Selain mengancam kemandirian pangan, hewan ternak impor memiliki risiko yang besar dalam penyebaran penyakit.

JAKARTA - DPR RI menolak adanya usulan penggantian atau replacement sapi perah penyintas Penyakit Mulut dan Kuku (PMK) melalui kran impor. Sebaiknya usulan dari Kepala Dinas Peternakan (Kadisnak) Provinsi Jawa Timur (Jatim), Indah Aryani, tersebut dapat ditunda.

Anggota Komisi IV DPR RI, Johan Rosihan, mengatakan penundaan itu karena hingga saat ini persoalan PMK masih belum menemukan solusi yang komprehensif. Hal itu disampaikan Johan saat pertemuan Kunjungan Kerja Reses dengan perwakilan Kementerian Pertanian, Kadisnak Jatim dan stakeholder terkait di Balai Besar Veteriner Faema Pusvetma, Surabaya, Jawa Timur, Sabtu (21/10).

"Seharusnya kita tahan dulu (usulan itu), kan sampai hari ini kita belum menemukan secara komprehensif bagaimana kita menyelesaikan persoalan PMK ini. Masih ada daerah (kategori) merah (PMK), belum ada hijau dan masih kuning saja," tegas Johan dikutip dari laman resmi DPR RI, akhir pekan lalu.

Dalam hal ini, Johan menyatakan sistem pengelolaan ternak di Tanah Air perlu diperbaiki terlebih dahulu sebelum memilih opsi impor. "Kita mencoba mengembangbiakkan dulu (sapi perah) yang ada di dalam negeri. Karena memang awal mula penyebaran PMK ini kan karena kita kecolongan terhadap lalu lintas hewan-hewan ternak yang datang antar negara," ucapnya.

Lebih lanjut, Politisi itu menilai hewan ternak impor memiliki resiko yang besar dalam penyebaran penyakit. Bahkan menurutnya, bukan tidak mungkin selain PMK, ternak yang didatangkan melalui impor berpotensi membawa penyakit lainnya.

"Jangan pula kita ingin mengimpor ternak dari luar. Karena kan kita tidak tahu pasti sehat tidaknya ternak yang didatangkan, bisa saja disana klaim sehat, tahu-tahu setelah beberapa waktu sampai di sini (Indonesia) dia sakit.
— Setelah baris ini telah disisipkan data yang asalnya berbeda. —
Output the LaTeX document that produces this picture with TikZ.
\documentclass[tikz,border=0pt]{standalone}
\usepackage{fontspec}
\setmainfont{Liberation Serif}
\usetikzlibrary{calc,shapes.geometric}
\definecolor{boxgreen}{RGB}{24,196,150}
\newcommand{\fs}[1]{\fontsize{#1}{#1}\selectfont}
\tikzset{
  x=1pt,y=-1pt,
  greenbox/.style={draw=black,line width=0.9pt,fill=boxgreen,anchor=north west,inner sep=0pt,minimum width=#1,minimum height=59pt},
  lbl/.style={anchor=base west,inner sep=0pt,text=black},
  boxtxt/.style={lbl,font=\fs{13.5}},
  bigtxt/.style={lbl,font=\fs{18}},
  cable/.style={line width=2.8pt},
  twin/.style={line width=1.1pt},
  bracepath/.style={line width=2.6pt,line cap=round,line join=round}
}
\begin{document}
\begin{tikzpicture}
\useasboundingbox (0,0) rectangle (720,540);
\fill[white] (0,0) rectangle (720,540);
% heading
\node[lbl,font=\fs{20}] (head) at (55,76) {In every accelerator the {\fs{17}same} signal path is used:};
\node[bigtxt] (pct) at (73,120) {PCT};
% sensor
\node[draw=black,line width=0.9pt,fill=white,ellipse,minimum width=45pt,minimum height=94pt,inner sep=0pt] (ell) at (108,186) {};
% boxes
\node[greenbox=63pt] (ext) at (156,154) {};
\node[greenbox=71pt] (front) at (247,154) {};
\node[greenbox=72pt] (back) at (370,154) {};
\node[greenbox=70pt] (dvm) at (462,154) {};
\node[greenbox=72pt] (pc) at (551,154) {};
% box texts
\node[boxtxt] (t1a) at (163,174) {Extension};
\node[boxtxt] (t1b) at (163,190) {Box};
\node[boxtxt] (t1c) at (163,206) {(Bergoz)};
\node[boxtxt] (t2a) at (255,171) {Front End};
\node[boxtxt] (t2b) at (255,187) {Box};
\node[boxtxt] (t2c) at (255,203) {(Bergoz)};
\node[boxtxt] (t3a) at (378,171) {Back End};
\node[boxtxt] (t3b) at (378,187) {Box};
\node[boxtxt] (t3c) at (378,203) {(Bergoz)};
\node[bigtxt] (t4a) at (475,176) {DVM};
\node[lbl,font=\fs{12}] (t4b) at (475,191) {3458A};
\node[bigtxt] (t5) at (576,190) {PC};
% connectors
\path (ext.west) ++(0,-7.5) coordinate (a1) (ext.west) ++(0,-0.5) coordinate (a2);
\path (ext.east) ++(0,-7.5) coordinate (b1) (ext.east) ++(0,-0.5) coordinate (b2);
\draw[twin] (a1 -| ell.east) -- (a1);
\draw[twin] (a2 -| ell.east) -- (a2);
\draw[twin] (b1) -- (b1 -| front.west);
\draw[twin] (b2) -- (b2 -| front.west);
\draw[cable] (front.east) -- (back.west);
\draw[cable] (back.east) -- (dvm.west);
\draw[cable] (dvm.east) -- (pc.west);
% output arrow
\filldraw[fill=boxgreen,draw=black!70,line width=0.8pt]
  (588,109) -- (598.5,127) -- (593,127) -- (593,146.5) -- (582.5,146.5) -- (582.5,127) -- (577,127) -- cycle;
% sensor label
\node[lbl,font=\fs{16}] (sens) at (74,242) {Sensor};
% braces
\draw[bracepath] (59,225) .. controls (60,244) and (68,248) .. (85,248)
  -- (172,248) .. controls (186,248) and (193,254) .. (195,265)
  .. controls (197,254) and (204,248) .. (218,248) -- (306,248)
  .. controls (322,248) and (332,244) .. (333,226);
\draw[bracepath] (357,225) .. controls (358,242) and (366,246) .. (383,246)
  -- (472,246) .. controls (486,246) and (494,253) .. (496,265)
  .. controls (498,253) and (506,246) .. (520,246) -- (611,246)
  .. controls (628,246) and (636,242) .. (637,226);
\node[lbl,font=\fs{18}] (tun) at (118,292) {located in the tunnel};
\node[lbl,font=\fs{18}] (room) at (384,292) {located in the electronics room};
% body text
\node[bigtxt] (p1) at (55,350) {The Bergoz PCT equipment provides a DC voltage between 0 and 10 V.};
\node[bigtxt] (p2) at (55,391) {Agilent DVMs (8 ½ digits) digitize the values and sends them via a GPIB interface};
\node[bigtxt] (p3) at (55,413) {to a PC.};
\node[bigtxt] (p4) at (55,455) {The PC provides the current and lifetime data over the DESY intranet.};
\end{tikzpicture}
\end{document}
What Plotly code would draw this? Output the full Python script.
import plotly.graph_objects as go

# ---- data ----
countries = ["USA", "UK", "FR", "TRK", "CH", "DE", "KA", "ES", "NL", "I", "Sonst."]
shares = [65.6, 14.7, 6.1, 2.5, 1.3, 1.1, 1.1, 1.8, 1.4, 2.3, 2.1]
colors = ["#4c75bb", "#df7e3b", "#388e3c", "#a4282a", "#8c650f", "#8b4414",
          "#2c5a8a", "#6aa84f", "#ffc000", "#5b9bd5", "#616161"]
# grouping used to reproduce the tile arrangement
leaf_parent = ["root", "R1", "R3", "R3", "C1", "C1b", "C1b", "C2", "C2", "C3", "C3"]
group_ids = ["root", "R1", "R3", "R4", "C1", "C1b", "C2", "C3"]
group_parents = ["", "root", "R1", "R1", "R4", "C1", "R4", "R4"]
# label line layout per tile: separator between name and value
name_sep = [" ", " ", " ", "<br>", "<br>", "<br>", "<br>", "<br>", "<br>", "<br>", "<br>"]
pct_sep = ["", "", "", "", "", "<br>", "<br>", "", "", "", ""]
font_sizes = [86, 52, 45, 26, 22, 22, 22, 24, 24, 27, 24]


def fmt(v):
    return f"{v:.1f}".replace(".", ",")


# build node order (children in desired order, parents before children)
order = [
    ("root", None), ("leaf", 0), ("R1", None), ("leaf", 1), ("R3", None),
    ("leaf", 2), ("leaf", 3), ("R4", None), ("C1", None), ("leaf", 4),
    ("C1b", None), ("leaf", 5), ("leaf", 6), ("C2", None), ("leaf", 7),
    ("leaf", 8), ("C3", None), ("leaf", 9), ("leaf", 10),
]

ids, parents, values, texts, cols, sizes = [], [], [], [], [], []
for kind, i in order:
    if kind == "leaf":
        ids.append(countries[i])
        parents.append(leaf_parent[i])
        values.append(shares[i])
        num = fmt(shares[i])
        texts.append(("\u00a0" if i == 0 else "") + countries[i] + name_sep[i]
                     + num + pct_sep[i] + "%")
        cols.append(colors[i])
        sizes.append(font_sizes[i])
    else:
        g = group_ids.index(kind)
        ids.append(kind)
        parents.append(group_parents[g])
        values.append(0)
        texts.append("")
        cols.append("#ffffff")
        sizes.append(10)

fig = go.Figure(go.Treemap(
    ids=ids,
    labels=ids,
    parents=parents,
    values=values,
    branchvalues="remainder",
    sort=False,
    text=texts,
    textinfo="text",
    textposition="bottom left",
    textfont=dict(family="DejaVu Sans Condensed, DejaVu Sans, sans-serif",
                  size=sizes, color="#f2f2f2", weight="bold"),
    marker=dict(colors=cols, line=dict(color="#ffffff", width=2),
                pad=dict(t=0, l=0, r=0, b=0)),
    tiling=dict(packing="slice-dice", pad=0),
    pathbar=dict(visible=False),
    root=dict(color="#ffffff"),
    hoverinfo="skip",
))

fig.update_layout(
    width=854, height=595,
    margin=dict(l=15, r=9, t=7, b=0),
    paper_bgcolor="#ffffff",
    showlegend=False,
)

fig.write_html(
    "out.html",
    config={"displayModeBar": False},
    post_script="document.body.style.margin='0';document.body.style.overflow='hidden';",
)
Makanya yang impor ini kita tunda dulu, dan kita lebih mengoptimalkan potensi peternak dalam negeri," jelasnya.

Penurunan Produksi

Dalam paparannya, Kepala Dinas Peternakan (Kadisnak) Provinsi Jawa Timur (Jatim), Indah Aryani, menjelaskan kebutuhan impor sapi perah disebabkan dampak PMK di Indonesia kian terasa khususnya bagi para peternak.

Walaupun sedang dalam masa recovery, sapi perah penyintas PMK akan mengalami perubahan produksi susu, di mana hewan tersebut akan sulit untuk kembali seperti saat normal. "Tak hanya itu, PMK juga turut berpengaruh pada kemampuan reproduksi sapi, sehingga hal tersebut akan mempengaruhi kuantitas produksi," ucap Indah.

Sebelumnya, Badan Pangan Nasional (Bapanas) atau National Food Agency (NFA) akan memperbaiki tata kelola pangan nasional, termasuk produk strategis seperti daging dan sapi.

Kepala Bapanas, Arief Prasetyo, beberapa waktu lalu mengatakan posisi NFA adalah berfokus pada kalkulasi kebutuhan nasional dan disandingkan dengan proyeksi produksi untuk melihat kebutuhan importasi.

Penyusunan kalkulasi tersebut dijaminnya akan semakin akurat karena dilakukan bersama tim dari Kementerian Pertanian.

"Realisasi impor itu harusnya sepakat dan ada komitmen penuh bagi pemegang kuota impor. Kalau realisasinya tidak ada, perlu ada punishment," sambungnya.

Lebih lanjut, Arief menjelaskan pihaknya senantiasa berusaha menciptakan keseimbangan dalam ekosistem pangan mulai dari hulu sampai hilir.